Reveley began with a number of broad goals and ended with several   more explicit markers for 2020. Those broad goals include:

  • The brains of a great research university and the heart of a small liberal arts college. William & Mary will combine powerful teaching with cutting-edge research and scholarship. W&M will show how to blend teaching and research, sacrificing neither on the altar of the other.
  • Best undergraduate education. W&M will provide the best undergraduate education of any college or university in the country and will be recognized as providing the best.
  • Professional and graduate programs. Professional programs in law, business and education will be outstanding, and they will make consistent progress in their national standing, as will our graduate programs in Arts & Sciences and marine science.
  • Outstanding faculty. W&M will recruit and retain outstanding professors and administrators, paying them commensurate with their peers nationally. Faculty compensation will reach the 60th percentile of W&M’s SCHEV peer group by 2018 and the 75th percentile by 2023.
  • E-learning. W&M will experiment aggressively with digital technologies as one means of expanding revenues and slowing the rate of growth in instructional costs, while enhancing the quality of learning on campus.
  • Producing leaders. The university’s historic tradition of educating leaders willing and able to change the world will grow even stronger, and W&M will produce leaders in all walks of life.  
  • The “William & Mary Way.” Varsity athletics will set the standard nationally for how intercollegiate sports should be done. The Tribe will consistently win at least 60 percent of the time in each varsity sport. Coaches will be effective teachers. Athletes will be genuine students who learn in the classroom as well on the field and graduate at the same rate as their classmates.
  • Lifelong connections. W&M will achieve broad recognition for the loyalty of our graduates and the strength of their lifelong ties to alma mater and one another.
  • Strong financial foundation. William & Mary will construct a strong financial foundation for the university’s success in the 21st century. This foundation will rest on four mutually supportive legs: (1) innovation on campus enabling W&M to excel at a lower cost than current practices permit and to create new revenue streams; (2) significant earned income from both out-of-state and in-state students, coupled with enough need-based aid so students of limited means can attend; (3) a critical mass of alumni and friends who support the Alma Mater of the Nation in a manner akin to the private ivies; and (4) funds from the Commonwealth, especially for bricks & mortar.

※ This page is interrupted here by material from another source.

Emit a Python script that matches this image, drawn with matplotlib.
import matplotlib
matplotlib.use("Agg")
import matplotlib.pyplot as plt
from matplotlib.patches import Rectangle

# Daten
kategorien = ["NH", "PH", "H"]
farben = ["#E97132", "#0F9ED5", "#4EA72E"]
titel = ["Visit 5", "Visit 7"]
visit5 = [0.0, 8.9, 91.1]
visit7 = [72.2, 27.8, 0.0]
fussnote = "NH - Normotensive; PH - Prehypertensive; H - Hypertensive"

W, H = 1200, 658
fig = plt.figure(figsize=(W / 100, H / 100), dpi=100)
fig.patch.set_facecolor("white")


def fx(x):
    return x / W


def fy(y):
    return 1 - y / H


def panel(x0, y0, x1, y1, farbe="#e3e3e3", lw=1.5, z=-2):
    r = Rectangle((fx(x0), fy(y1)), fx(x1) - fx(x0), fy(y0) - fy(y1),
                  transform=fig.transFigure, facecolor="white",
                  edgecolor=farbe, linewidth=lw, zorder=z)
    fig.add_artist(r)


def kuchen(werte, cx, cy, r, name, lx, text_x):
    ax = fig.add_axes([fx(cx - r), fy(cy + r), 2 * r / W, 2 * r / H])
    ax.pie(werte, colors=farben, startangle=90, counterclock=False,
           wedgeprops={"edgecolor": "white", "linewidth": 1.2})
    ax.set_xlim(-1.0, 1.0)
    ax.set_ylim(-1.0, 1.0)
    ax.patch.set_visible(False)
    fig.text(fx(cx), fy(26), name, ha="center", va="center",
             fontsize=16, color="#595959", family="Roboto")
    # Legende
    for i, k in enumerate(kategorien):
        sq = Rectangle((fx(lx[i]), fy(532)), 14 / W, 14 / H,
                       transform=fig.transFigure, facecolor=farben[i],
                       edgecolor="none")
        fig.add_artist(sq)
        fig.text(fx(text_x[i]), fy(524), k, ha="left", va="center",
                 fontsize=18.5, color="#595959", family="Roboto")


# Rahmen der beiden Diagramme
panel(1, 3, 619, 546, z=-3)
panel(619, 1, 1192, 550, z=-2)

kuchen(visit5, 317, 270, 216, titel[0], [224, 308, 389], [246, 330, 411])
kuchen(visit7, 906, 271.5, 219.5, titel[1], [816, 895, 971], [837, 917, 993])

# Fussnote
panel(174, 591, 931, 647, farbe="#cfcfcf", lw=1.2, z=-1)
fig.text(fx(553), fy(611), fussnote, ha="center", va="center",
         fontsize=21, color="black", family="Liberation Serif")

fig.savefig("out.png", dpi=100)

Essential to the strength and stability of this financial foundation is confidence that all members of the William & Mary family are doing their part: faculty and staff through productivity gains on campus; students and their families through tuition and fees; alumni and friends through giving for annual support, endowment and bricks-and-mortar; and the Commonwealth through William & Mary’s share of public funds for higher education.
  • Regional Economic Development. William & Mary will champion integration of the region that has Williamsburg as its mid-point and runs from Richmond through Virginia Beach, including union of the two Metropolitan Statistical Areas now comprising the region, and the university will strongly promote economic development from its central position in the region.

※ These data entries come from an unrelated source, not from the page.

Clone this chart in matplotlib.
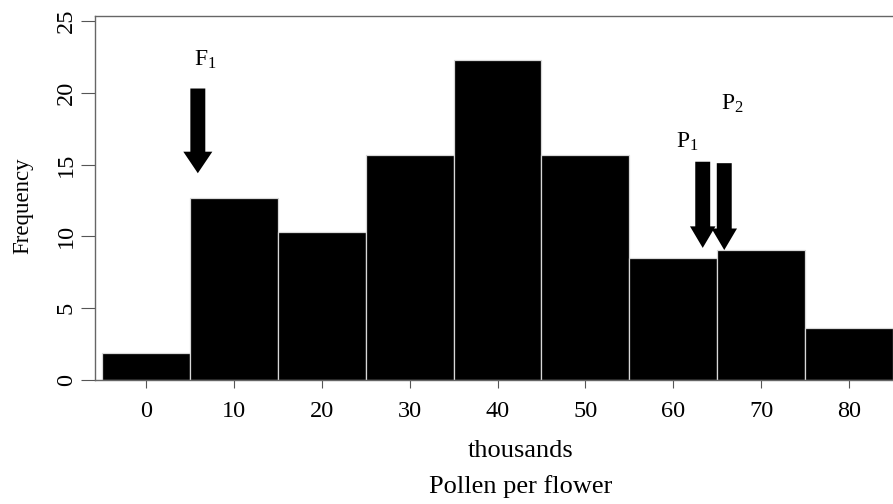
import matplotlib
matplotlib.use("Agg")
import matplotlib.pyplot as plt

# Pollen per flower (thousands), bin centres and counts
bin_centres = [0, 10, 20, 30, 40, 50, 60, 70, 80]
counts = [1.85, 12.67, 10.28, 15.67, 22.28, 15.67, 8.5, 9.05, 3.65]
bin_width = 10

# parent / F1 means marked with arrows: (label, x, arrow top, arrow tip, label x, label y)
markers = [
    ("F_1", 5.9, 20.3, 14.4, 6.7, 22.3),
    ("P_1", 63.35, 15.2, 9.2, 61.6, 16.6),
    ("P_2", 65.8, 15.1, 9.05, 66.7, 19.2),
]
x_ticks = [0, 10, 20, 30, 40, 50, 60, 70, 80]
y_ticks = [0, 5, 10, 15, 20, 25]

plt.rcParams["font.family"] = ["Liberation Serif", "DejaVu Serif"]
plt.rcParams["mathtext.fontset"] = "custom"
plt.rcParams["mathtext.rm"] = "Liberation Serif"

fig = plt.figure(figsize=(8.93, 5.04), dpi=100)
ax = fig.add_axes([95 / 893, 124 / 504, 1 - 95 / 893, 364 / 504])

ax.bar(bin_centres, counts, width=bin_width, color="black",
       edgecolor="#d8d8d8", linewidth=0.9, align="center")

for label, x, top, tip, lx, ly in markers:
    head_w = 3.3 if label == "F_1" else 2.9
    ax.arrow(x, top, 0, tip - top, width=1.7, head_width=head_w,
             head_length=1.5, length_includes_head=True,
             color="black", linewidth=0)
    ax.text(lx, ly, "$\\mathrm{%s}$" % label, ha="center", va="center",
            fontsize=17)

ax.set_xlim(-5.8, 85)
ax.set_ylim(0, 25.35)
ax.set_xticks(x_ticks)
ax.set_yticks(y_ticks)
ax.tick_params(axis="x", labelsize=17.5, length=6, color="#555555", pad=9)
ax.tick_params(axis="y", labelsize=17.5, length=10, color="#555555",
               labelrotation=90, pad=3)
for lab in ax.get_yticklabels():
    lab.set_verticalalignment("center")

for side in ("left", "top", "bottom"):
    ax.spines[side].set_color("#666666")
    ax.spines[side].set_linewidth(1.0)
ax.spines["right"].set_visible(False)

ax.set_ylabel("Frequency", fontsize=16.5)
ax.yaxis.set_label_coords(-62 / 798, (380 - 206) / 364)

label_x = 521 / 893
fig.text(label_x, (504 - 457) / 504, "thousands", ha="center",
         va="baseline", fontsize=19)
fig.text(label_x, (504 - 493) / 504, "Pollen per flower", ha="center",
         va="baseline", fontsize=19)

fig.savefig("out.png", dpi=100)
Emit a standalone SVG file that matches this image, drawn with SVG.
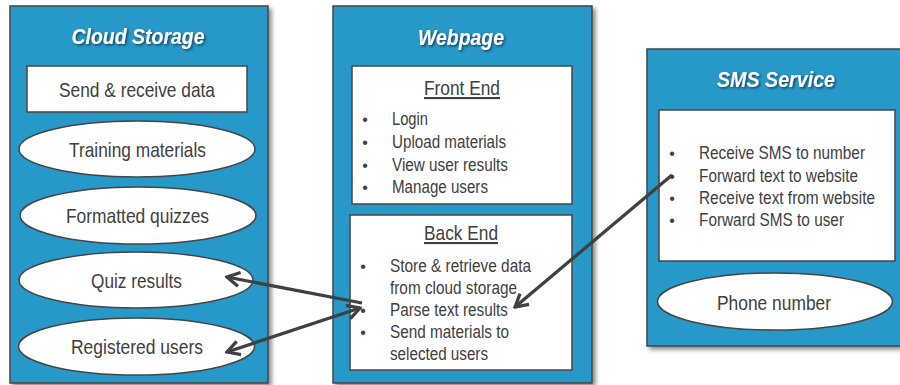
<svg xmlns="http://www.w3.org/2000/svg" width="900" height="385" viewBox="0 0 900 385">
  <defs>
    <filter id="panelShadow" x="-5%" y="-5%" width="115%" height="115%">
      <feDropShadow dx="3" dy="3" stdDeviation="2" flood-color="#000" flood-opacity="0.45"/>
    </filter>
    <filter id="titleShadow" x="-10%" y="-30%" width="120%" height="160%">
      <feDropShadow dx="1.5" dy="1.5" stdDeviation="0.8" flood-color="#0b2a40" flood-opacity="0.75"/>
    </filter>
    <marker id="head" viewBox="-16 -9 18 18" refX="0" refY="0" markerWidth="18" markerHeight="18" markerUnits="userSpaceOnUse" orient="auto-start-reverse">
      <path d="M-12.5,-7 L0,0 L-12.5,7" fill="none" stroke="#404040" stroke-width="3.3" stroke-linejoin="miter"/>
    </marker>
  </defs>
  <style>
    .panel { fill: #2899c8; stroke: #454545; stroke-width: 1.5; filter: url(#panelShadow); }
    .box { fill: #ffffff; stroke: #454545; stroke-width: 1.5; }
    .title { font-family: "Liberation Sans", Arial, sans-serif; font-size: 22px; font-weight: bold; font-style: italic; fill: #ffffff; text-anchor: middle; filter: url(#titleShadow); }
    .label { font-family: "Liberation Sans", Arial, sans-serif; font-size: 21px; fill: #404040; text-anchor: middle; }
    .item { font-family: "Liberation Sans", Arial, sans-serif; font-size: 17.5px; fill: #404040; }
    .dot { font-family: "Liberation Sans", Arial, sans-serif; font-size: 16px; fill: #404040; text-anchor: middle; }
    .link { fill: none; stroke: #404040; stroke-width: 3.3; }
  </style>

  <rect width="900" height="385" fill="#ffffff"/>

  <!-- Cloud Storage -->
  <g id="cloud-storage">
    <rect class="panel" x="10" y="6" width="258" height="377"/>
    <text class="title" x="138" y="44" textLength="133" lengthAdjust="spacingAndGlyphs">Cloud Storage</text>
    <g id="send-receive">
      <rect class="box" x="27" y="66" width="220" height="46"/>
      <text class="label" x="137" y="97" textLength="156" lengthAdjust="spacingAndGlyphs">Send &amp; receive data</text>
    </g>
    <g id="training-materials">
      <ellipse class="box" cx="137" cy="149" rx="118" ry="28"/>
      <text class="label" x="137.5" y="157" textLength="137" lengthAdjust="spacingAndGlyphs">Training materials</text>
    </g>
    <g id="formatted-quizzes">
      <ellipse class="box" cx="138" cy="215.5" rx="118" ry="28.5"/>
      <text class="label" x="137.5" y="223" textLength="143" lengthAdjust="spacingAndGlyphs">Formatted quizzes</text>
    </g>
    <g id="quiz-results">
      <ellipse class="box" cx="136" cy="280" rx="117" ry="28"/>
      <text class="label" x="136.5" y="288" textLength="91" lengthAdjust="spacingAndGlyphs">Quiz results</text>
    </g>
    <g id="registered-users">
      <ellipse class="box" cx="136.5" cy="346.5" rx="118" ry="28.5"/>
      <text class="label" x="137" y="354" textLength="132" lengthAdjust="spacingAndGlyphs">Registered users</text>
    </g>
  </g>

  <!-- Webpage -->
  <g id="webpage">
    <rect class="panel" x="333" y="6" width="259" height="377"/>
    <text class="title" x="461" y="45" textLength="86" lengthAdjust="spacingAndGlyphs">Webpage</text>
    <g id="front-end">
      <rect class="box" x="352" y="66" width="220" height="138"/>
      <text class="label" x="462" y="95" textLength="76" lengthAdjust="spacingAndGlyphs" text-decoration="underline">Front End</text>
      <text class="dot" x="365" y="125">•</text>
      <text class="item" x="392" y="125" textLength="36" lengthAdjust="spacingAndGlyphs">Login</text>
      <text class="dot" x="365" y="148">•</text>
      <text class="item" x="392" y="148" textLength="114" lengthAdjust="spacingAndGlyphs">Upload materials</text>
      <text class="dot" x="365" y="171">•</text>
      <text class="item" x="392" y="171" textLength="116" lengthAdjust="spacingAndGlyphs">View user results</text>
      <text class="dot" x="365" y="193">•</text>
      <text class="item" x="392" y="193" textLength="96" lengthAdjust="spacingAndGlyphs">Manage users</text>
    </g>
    <g id="back-end">
      <rect class="box" x="350" y="215" width="222" height="155"/>
      <text class="label" x="461" y="240" textLength="74" lengthAdjust="spacingAndGlyphs" text-decoration="underline">Back End</text>
      <text class="dot" x="363" y="272">•</text>
      <text class="item" x="390" y="272" textLength="141" lengthAdjust="spacingAndGlyphs">Store &amp; retrieve data</text>
      <text class="item" x="390" y="294" textLength="127" lengthAdjust="spacingAndGlyphs">from cloud storage</text>
      <text class="dot" x="363" y="316">•</text>
      <text class="item" x="390" y="316" textLength="118" lengthAdjust="spacingAndGlyphs">Parse text results</text>
      <text class="dot" x="363" y="338">•</text>
      <text class="item" x="390" y="338" textLength="119" lengthAdjust="spacingAndGlyphs">Send materials to</text>
      <text class="item" x="390" y="360" textLength="98" lengthAdjust="spacingAndGlyphs">selected users</text>
    </g>
  </g>

  <!-- SMS Service -->
  <g id="sms-service">
    <rect class="panel" x="647" y="49" width="262" height="297"/>
    <text class="title" x="776" y="87" textLength="118" lengthAdjust="spacingAndGlyphs">SMS Service</text>
    <g id="sms-functions">
      <rect class="box" x="659" y="110" width="236" height="151"/>
      <text class="dot" x="672" y="159">•</text>
      <text class="item" x="699" y="159" textLength="166" lengthAdjust="spacingAndGlyphs">Receive SMS to number</text>
      <text class="dot" x="672" y="182">•</text>
      <text class="item" x="699" y="182" textLength="159" lengthAdjust="spacingAndGlyphs">Forward text to website</text>
      <text class="dot" x="672" y="204">•</text>
      <text class="item" x="699" y="204" textLength="176" lengthAdjust="spacingAndGlyphs">Receive text from website</text>
      <text class="dot" x="672" y="226">•</text>
      <text class="item" x="699" y="226" textLength="145" lengthAdjust="spacingAndGlyphs">Forward SMS to user</text>
    </g>
    <g id="phone-number">
      <ellipse class="box" cx="775" cy="301.5" rx="117.5" ry="28.5"/>
      <text class="label" x="774" y="310" textLength="114" lengthAdjust="spacingAndGlyphs">Phone number</text>
    </g>
  </g>

  <!-- Connectors -->
  <g id="connectors">
    <path class="link" d="M362,303 L227,277" marker-end="url(#head)"/>
    <path class="link" d="M227,352 L360,308" marker-start="url(#head)" marker-end="url(#head)"/>
    <path class="link" d="M672,175 L515,307" marker-end="url(#head)"/>
  </g>
</svg>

***Specific goals by 2020***

The president also shared several specific goals that he urged William & Mary to achieve by 2020. Those goals include:

  • At least 60 percent of undergrads will have an international experience.
  • Every undergraduate will have a serious research experience.
  • The demonstrated financial need of undergraduates, both in-state and out-of-state, will be met.
  • The 1693 Scholars Program will have class cohorts of 8 to 12 scholars, totaling 32 or more on campus at any time.
  • The graduation rate of W&M undergraduates will be the best among public universities and one of the best among all universities, private as well as public.
  • W&M’s undergraduate alumni will have an annual giving participation rate of at least 40 percent.
  • William & Mary’s law school will be ranked among the top 25 schools in the U.S. and the business and education schools will see similar increases in their national rankings.
  • William & Mary’s endowment will grow to $1.5 billion.

Todd Stottlemyer, Rector of the Board of Visitors, said William & Mary has made great progress toward a number of the goals. He also stressed the importance of setting the bar high.

“President Reveley is absolutely correct that great institutions like William & Mary are truly always under construction,” said Stottlemyer ’85. “If we’re doing this right we’ll always be a work in progress. We appreciate the president’s leadership in helping us get where we want to be.”